This bill is a part of Inclusive America’s initiative to prevent and combat inequalities within the Federal Government. The SHAPE Act of 2023 is an updated version of the SHAPE Act of 2020 (H.R.8465).
The State Harassment and Assault Prevention and Eradication Act, or SHAPE Act, will facilitate stronger anti-harassment and discrimination policies, survivor care, and accountability at the State Department.
In October 2017, the #MeToo movement empowered women and men to speak out about their experiences with sexual harassment and demand systemic change. A month later, 223 women in the national security field—current and former diplomats, civil servants, servicemembers, and development workers—signed an open letter with the hashtag #MeToonAtSec, declaring, “We, too, are survivors of sexual harassment, assault, and abuse or know others who are.” In April 2020, the U.S. Commission on Civil Rights highlighted similar findings in a new report titled, “Federal #MeToo: Examining Sexual Harassment in Government Workplaces” which identified ways the State Department could be doing more to keep employees safe and hold perpetrators accountable.
Enhanced Policies, Protocols, Training, and Reporting
The SHAPE Act would require the State Department to develop a comprehensive policy on the prevention of and response to harassment, discrimination, sexual assault, and related retaliation.
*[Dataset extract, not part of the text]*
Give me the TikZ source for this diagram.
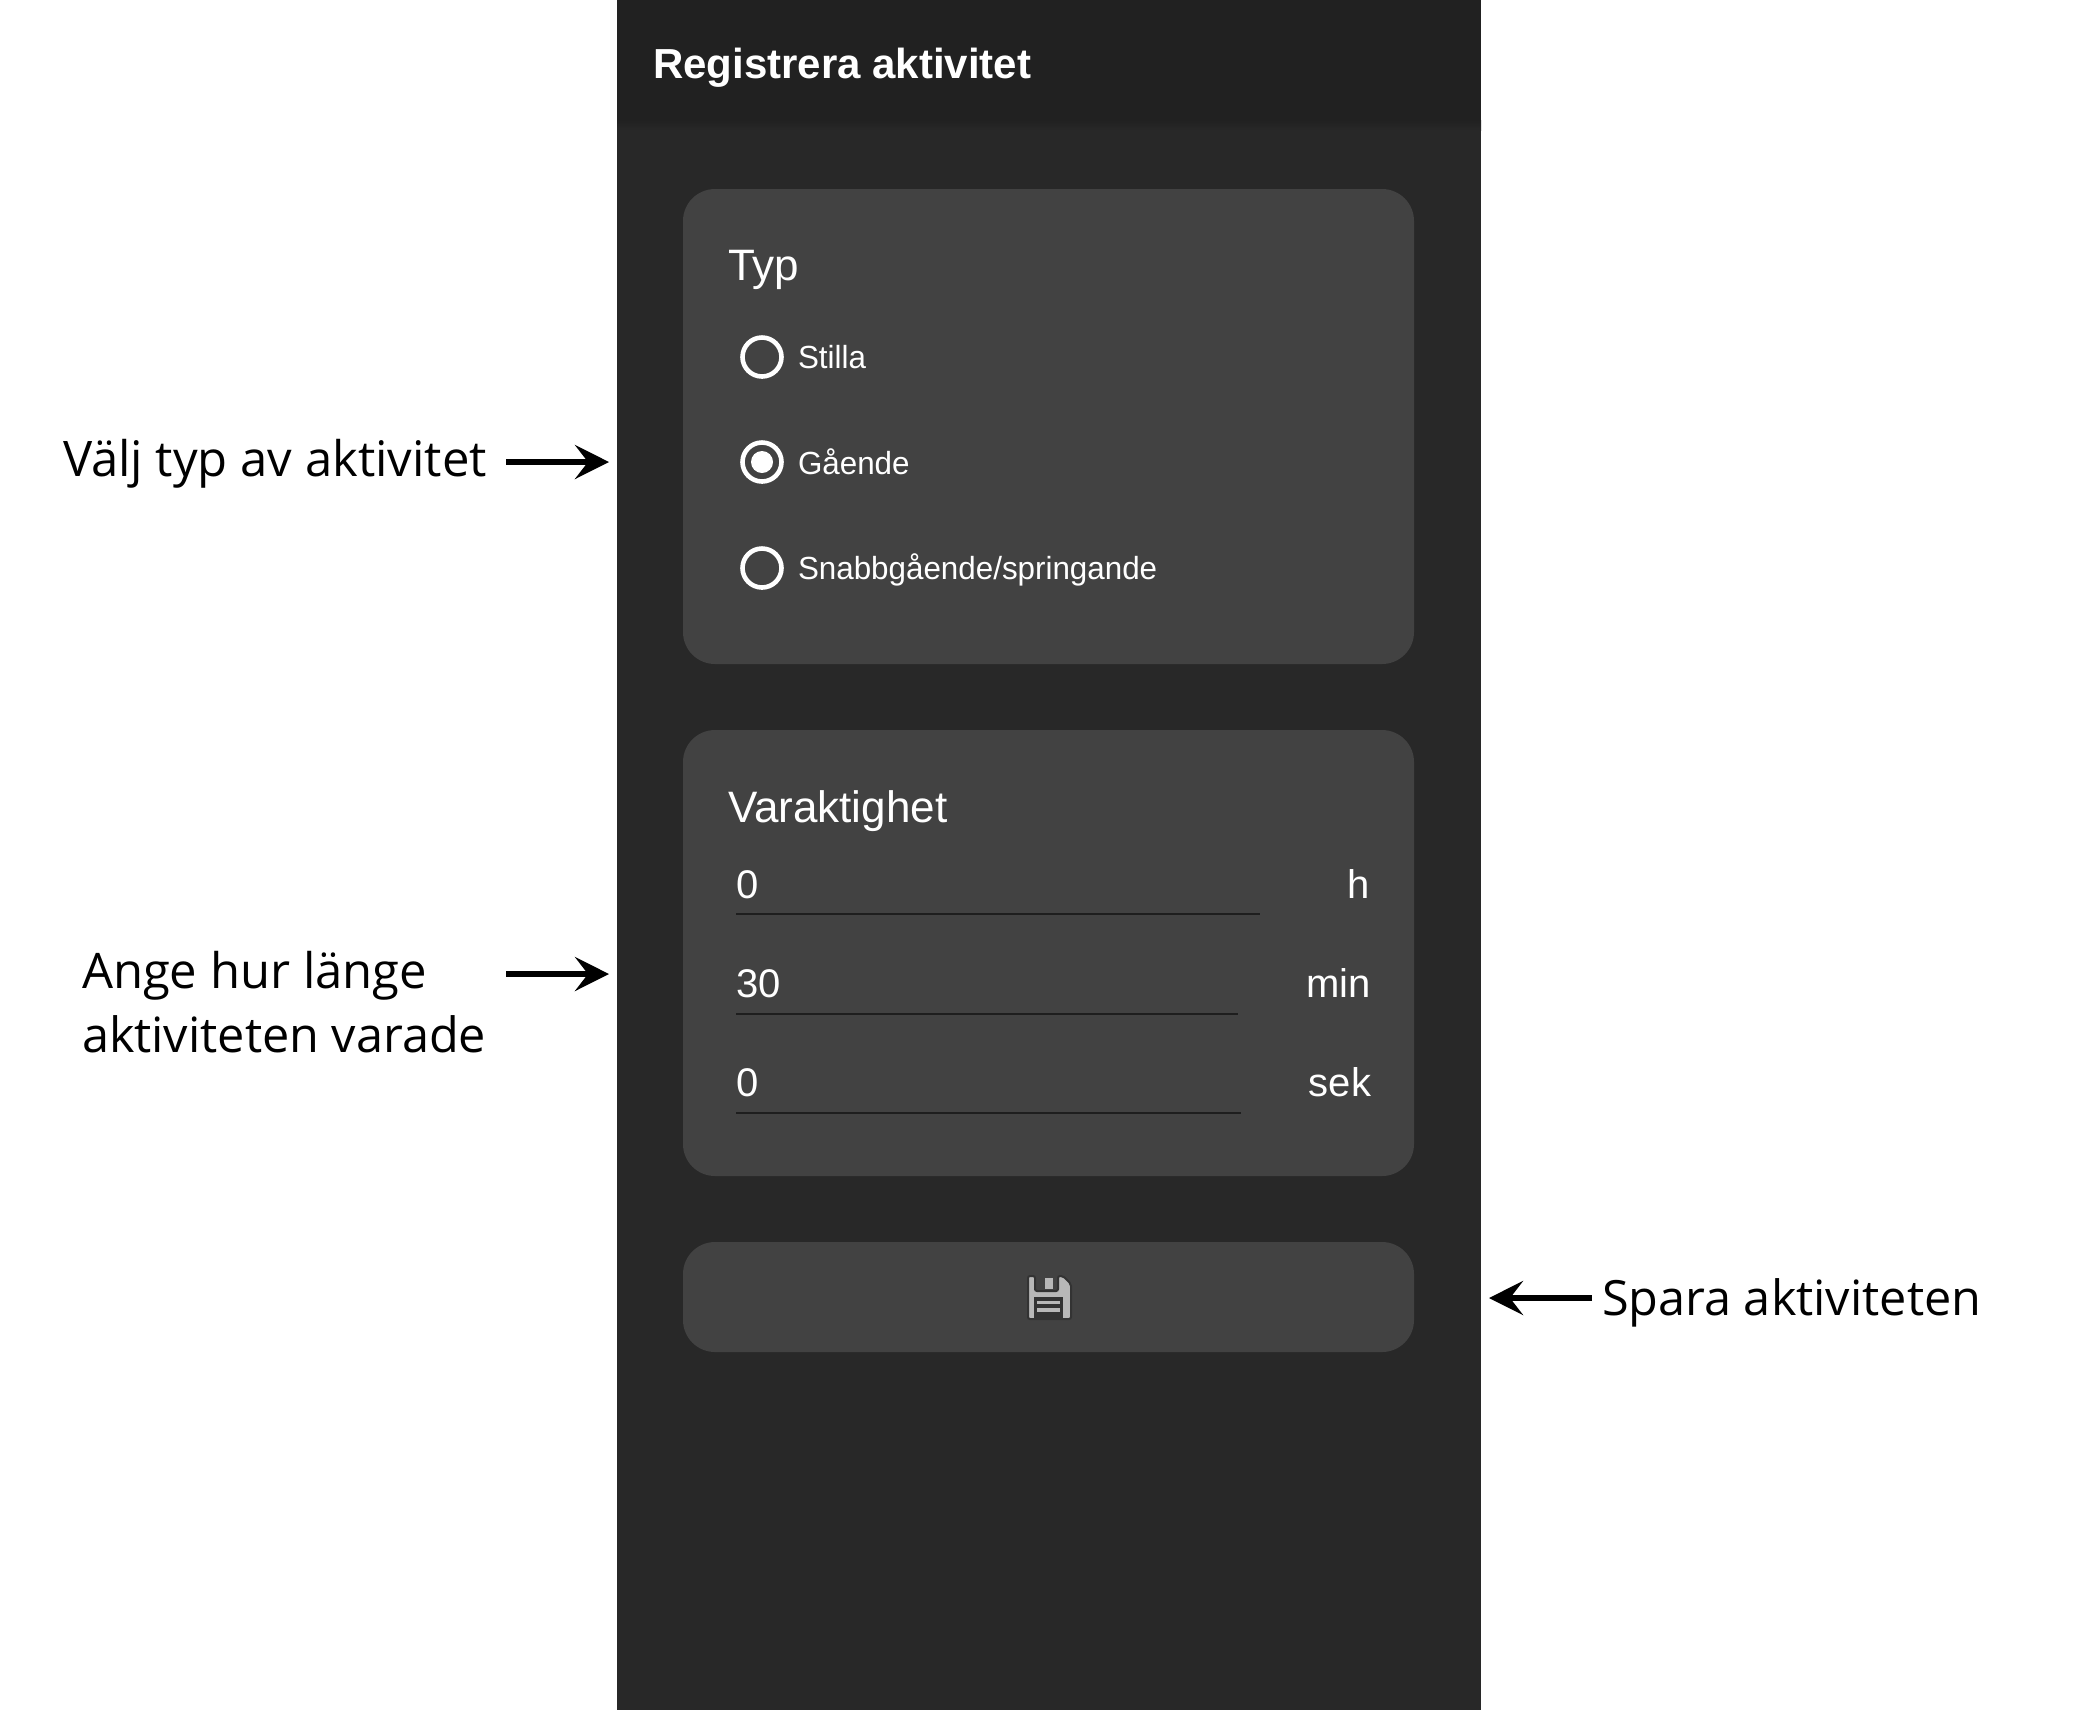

Additionally, it would establish an Office of Employee Advocacy to provide optional legal counsel and representation to victims, receive and track claims of misconduct, run an international 24/7 hotline, administer climate surveys, and house Employee Advocates to assist victims throughout the process. Furthermore, it would require biannual Department climate surveys on workplace culture to determine the effectiveness of reforms.
Rights of Survivors and Access to Supportive Services
Requires implementation of standardized sexual assault protocols:
- Access to a trained Sexual Assault Prevention and Response Victim Advocate
- Provision of a sexual assault forensic evidence kit upon request and comprehensive health services
- Training of Regional Security Officers in sexual assault investigative techniques
Guarantees access to legal assistance and representation for victims. Requires availability of alternate work assignments or paid leave of absence for those alleging misconduct. Outlaws forced nondisclosure or non-disparagement agreements in employment contracts and settlement or separation agreements.
Requires an annual report to Congress on claims and disciplinary action taken to hold perpetrators accountable, as well as climate survey results.
- Requires Global Talent Management (HR) to document and maintain records of findings and disciplinary action taken, to include suspension without pay and termination.
Coalition of Supporters
Along with Inclusive America, the following organizations have shared support for the State Harassment and Assault Prevention and Eradication Act.
Related Information and News
Discrimination and Harassment Widely Reported by U.S. Diplomats, Internal Survey Finds — October 06, 2022
In a climate survey, The Wall Street Journal found that approximately half of the State Department workforce experience discrimination or report harassment.
Evaluation of the Department’s Handling of Sexual Harassment Reports — September 01, 2020
A report released by the Office of Inspector General states that 636 complaints of sexual harassment at the State Department were reported between 2014 and 2017. Additionally, the report recommended actions the State Department should take to improve employee safety.
Federal #MeToo: Examining Sexual Harassment in Government Workplaces — April 01, 2020
The U.S. Commission on Civil Rights published a report which identified ways the State Department could be doing more to keep employees safe and hold perpetrators accountable.
‘We, Too, Are Survivors.’ 223 Women in National Security Sign Open Letter on Sexual Harassment — December 01, 2017
In November 2017, 223 women in the national security field— current and former diplomats, civil servants, servicemembers, and development workers— signed an open letter with the hashtag #metoonatsec, declaring that they were survivors of sexual harassment, assault, and abuse or knew others who were.
Frequently Asked Questions
What does the SHAPE Act do?
- The SHAPE Act is a victims’ rights bill with increased accountability mechanisms and protection for victims.
Why is this essential for national security?
- Women are more vulnerable in the national security workforce, and there is less protection for them and their safety overseas.
- The SHAPE Act concerns national security as it protects staff in the national security workforce and ensures that the State Department is a safe workplace both domestic and overseas (#safeinascif).
What are the key features of the bill?
- Victims Protections
- No more NDAs
- One place to go
- Legal representation for victims
- Accountability and Tracking Mechanisms For State
- Enhanced investigations of misconduct, harassment, and assault allegations
- Improved policy
- Stronger consequences for harassers
How does the SHAPE Act compare to other policies/agencies?
- The SHAPE Act merely harmonizes with the same protections that staff in the Department of Defense and Congress receive.
- The ways to improve accountability mechanisms in the bill will actually make the State Department stronger.